Describing lift as the result of "equal transit time" on both side of an airfoil is widely found in technical books and articles for general public.
Is it taught this way in flight schools?
Please note that the question is not about aerodynamics itself, but about what is (or was) usually taught to pilots. In particular: are (were) pilots provided with the limited view of the lift as being mostly due to the equal transit time constraint, a theory widely encountered in general public literature, but which cannot explain how a symmetric airfoil works. The two theories provided below are just concrete examples for illustration of what can be found in general public literature.
Theory of lift from equal transit
Some people explain all aerodynamic lift by the differential of pressure between lower and upper sides of a wing created by Bernoulli principle. They say:
Air has to move a longer distance on the upper side because of the curve of the profile (not correct for all wing profiles).
Both sides must be traveled in an equal amount of time so that air molecules that were nearby ahead of the wing, will meet again behind it (may be right or wrong.)
From those assumptions, they infer this way:
Air on the upper side must travel faster than on the lower side because of the difference of distance to be traveled.
By Bernoulli's principle accelerated airflow has lower pressure.
Pressure is then lower on top of the wing, and higher on bottom.

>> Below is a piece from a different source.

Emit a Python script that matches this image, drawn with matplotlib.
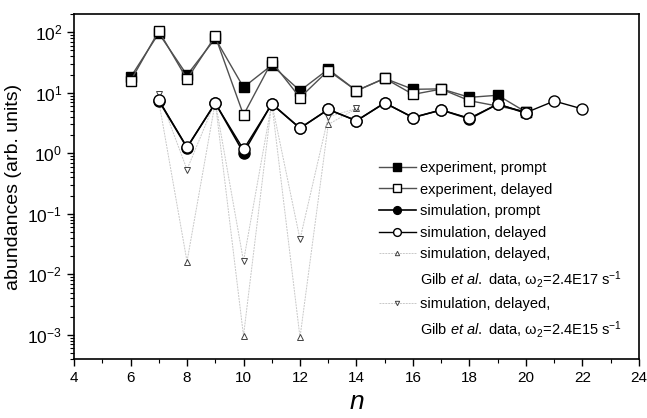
import numpy as np
import matplotlib
matplotlib.use('Agg')
import matplotlib.pyplot as plt
from matplotlib.lines import Line2D

plt.rcParams['font.family'] = ['Liberation Sans', 'DejaVu Sans']
plt.rcParams['mathtext.fontset'] = 'custom'
plt.rcParams['mathtext.rm'] = 'Liberation Sans'
plt.rcParams['mathtext.it'] = 'Liberation Sans:italic'

# experiment
n_exp_prompt = [6, 7, 8, 9, 10, 11, 12, 13, 14, 15, 16, 17, 18, 19, 20]
exp_prompt = [18, 96, 19.6, 79, 12.3, 28.6, 10.8, 24.5, 10.8, 17.3, 11.4, 11.6, 8.4, 9.1, 4.8]
n_exp_delayed = [6, 7, 8, 9, 10, 11, 12, 13, 14, 15, 16, 17, 18, 20]
exp_delayed = [15.6, 105, 16.8, 86, 4.3, 32.5, 8.3, 23.3, 10.8, 17.3, 9.4, 11.5, 7.4, 4.9]

# simulation
n_sim_prompt = [7, 8, 9, 10, 11, 12, 13, 14, 15, 16, 17, 18, 19, 20]
sim_prompt = [7.4, 1.24, 6.8, 1.02, 6.6, 2.6, 5.3, 3.45, 6.8, 3.9, 5.2, 3.7, 6.5, 4.6]
n_sim_delayed = [7, 8, 9, 10, 11, 12, 13, 14, 15, 16, 17, 18, 19, 20, 21, 22]
sim_delayed = [7.6, 1.26, 6.7, 1.16, 6.5, 2.6, 5.3, 3.45, 6.8, 3.9, 5.2, 3.8, 6.5, 4.7, 7.3, 5.4]

# Gilb et al. data
n_gilb = [7, 8, 9, 10, 11, 12, 13, 14]
gilb_17 = [7.3, 0.0163, 7.0, 0.00097, 6.8, 0.00091, 3.0, 5.5]
gilb_15 = [9.5, 0.54, 7.2, 0.0165, 6.8, 0.038, 4.0, 5.5]

fig = plt.figure(figsize=(6.47, 4.18), dpi=100)
ax = fig.add_axes([0.1144, 0.1411, 0.8732, 0.8254])

g17, = ax.plot(n_gilb, gilb_17, color='#c8c8c8', lw=0.7, ls=(0, (2, 1)), marker='^',
               ms=4.5, mfc='white', mec='#404040', mew=0.7, zorder=2)
g15, = ax.plot(n_gilb, gilb_15, color='#c8c8c8', lw=0.7, ls=(0, (2, 1)), marker='v',
               ms=4.5, mfc='white', mec='#404040', mew=0.7, zorder=2)

ep, = ax.plot(n_exp_prompt, exp_prompt, color='#505050', lw=1.0, marker='s', ms=7.5,
              mfc='black', mec='black', zorder=3)
ed, = ax.plot(n_exp_delayed, exp_delayed, color='#505050', lw=1.0, marker='s', ms=7.5,
              mfc='white', mec='black', mew=1.0, zorder=4)
sp, = ax.plot(n_sim_prompt, sim_prompt, color='black', lw=1.2, marker='o', ms=8,
              mfc='black', mec='black', zorder=5)
sd, = ax.plot(n_sim_delayed, sim_delayed, color='black', lw=1.0, marker='o', ms=8,
              mfc='white', mec='black', mew=1.0, zorder=6)

ax.set_yscale('log')
ax.set_xlim(4, 24)
ax.set_ylim(4e-4, 200)
ax.set_xticks(np.arange(4, 25, 2))
ax.set_xticks(np.arange(5, 24, 2), minor=True)
ax.tick_params(axis='both', which='major', direction='out', length=5, width=1)
ax.tick_params(axis='x', labelsize=11)
ax.tick_params(axis='y', labelsize=12.5)
ax.tick_params(axis='both', which='minor', direction='out', length=3, width=0.8)
ax.yaxis.set_minor_locator(matplotlib.ticker.LogLocator(base=10, subs=np.arange(2, 10), numticks=20))
for s in ax.spines.values():
    s.set_linewidth(1.2)

ax.set_xlabel('$n$', fontsize=19)
ax.set_ylabel('abundances (arb. units)', fontsize=14)

blank = Line2D([], [], linestyle='none', marker='none')
handles = [ep, ed, sp, sd, g17, blank, g15, blank]
labels = ['experiment, prompt', 'experiment, delayed', 'simulation, prompt',
          'simulation, delayed', 'simulation, delayed,',
          'Gilb $\\it{et\\ al.}$ data, \u03c9$_2$=2.4E17 s$^{-1}$',
          'simulation, delayed,',
          'Gilb $\\it{et\\ al.}$ data, \u03c9$_2$=2.4E15 s$^{-1}$']
ax.legend(handles, labels, loc='upper left', bbox_to_anchor=(0.517, 0.612),
          frameon=False, fontsize=10.5, markerscale=0.7,
          handlelength=2.5, handletextpad=0.3, labelspacing=0.52)

fig.savefig('out.png', dpi=100)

Hence the wing receives a force which has a vertical component upward. This component balances the weight of the aircraft, and allows to stay aloft.
Such explanation, -a one that is very often used, including in aviation books- is a misconception. NASA explains that if lift is computed from fluid laws, based on airspeed on both sides of the airfoil, the result will not be in line with what is observed in real life.
This theory cannot explain why a symmetrical airfoil works, or how an aircraft can fly upside down.
NASA, identifies it's clearly an incorrect theory.
Theory of lift from downwash
To simplify, let's say the wing is traveling horizontally in the air.
The wing, because of the angle for attacking the airflow, and also because of its camber, moves the air vertically, first upward a little bit and then downward in a greater quantity.
From that, advocates of this theory infer:
The airflow exerts a downward force on the air around the airplane, like a ramjet that would be vertical.
According to Newton's 3rd law of motion "when one body exerts a force on a second body, the second body simultaneously exerts a force equal in magnitude and opposite in direction on the first body".
Hence there is a reaction pushing the wing upward (like the ramjet is pushed forward), and creating the lift.
All details of lift are difficult to explain accurately. Lift involves both acceleration and downwash, in a ratio variable with airspeed, angle of attack, and airfoil.
As pointed out by ratchet freak, there is a good discussion on lift theory in the Physics forum.
Also Bernoulli vs Newton is a good starter on a search engine.)